I think it's fair to say that I've spent more than a reasonable amount of time in college. And now that it's unofficially over, I think it's appropriate to reflect on how things went.

I've spent almost 5 years in tertiary education, that's more than most people. I could say it's because of a 6 month gap where I had to wait for my undergraduate intake, but it's also because I had to repeat Maths. When it happened, it was a blow to me, but now that it's passed, it's really no big deal.

Even when I was in high school, I've always thought that college was more of an experience than an education. Now that I've been through it, I was definitely right. That's not to say I didn't learn academic stuff while I was here, but I felt that the overall experience was what made college for me. I've grown a lot since high school, I'm a totally different person almost. I'm more mature, more confident, I understand how to behave in a social setting, less awkward, wiser, more cautious.

I've met so many new people during my time here, more than I've ever met I think in my entire lifetime before college. Most of them are great, awesome people. Some aren't, but again, not a big deal.
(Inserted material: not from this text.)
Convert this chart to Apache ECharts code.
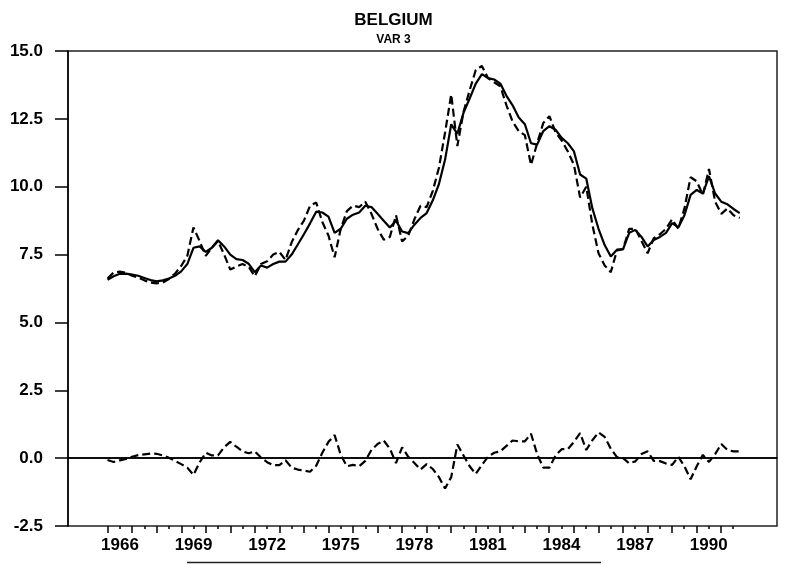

I've made great friends and came to know about people with different backgrounds and that's cool.

I have undoubtedly learned a lot since high school, but one thing in particular that I've learned is that I know so little. The world is so unimaginably huge beyond high school and college. Heck, I'm not even sure if I'm ready to face it.

I like to think that when we move from school to college, there is a trade off to be made. We sacrifice irresponsibility for freedom. It's not necessarily a  bad thing of course, I love this freedom that I get in college, in fact I think college years is when you have the perfect mix between freedom and responsibility. You're free enough to do what you want (in general), but young enough to go "YOLO!".

But all things come to an end. I am at a crossroad in life right now. At the cusp of adulthood, but not ready to forego my youth. It's the start of I don't know what, but it's the start of something for sure.

Damn, it was a good run though. There were lots and lots of things I would've done differently given the chance, but there were just as many things that I did just right.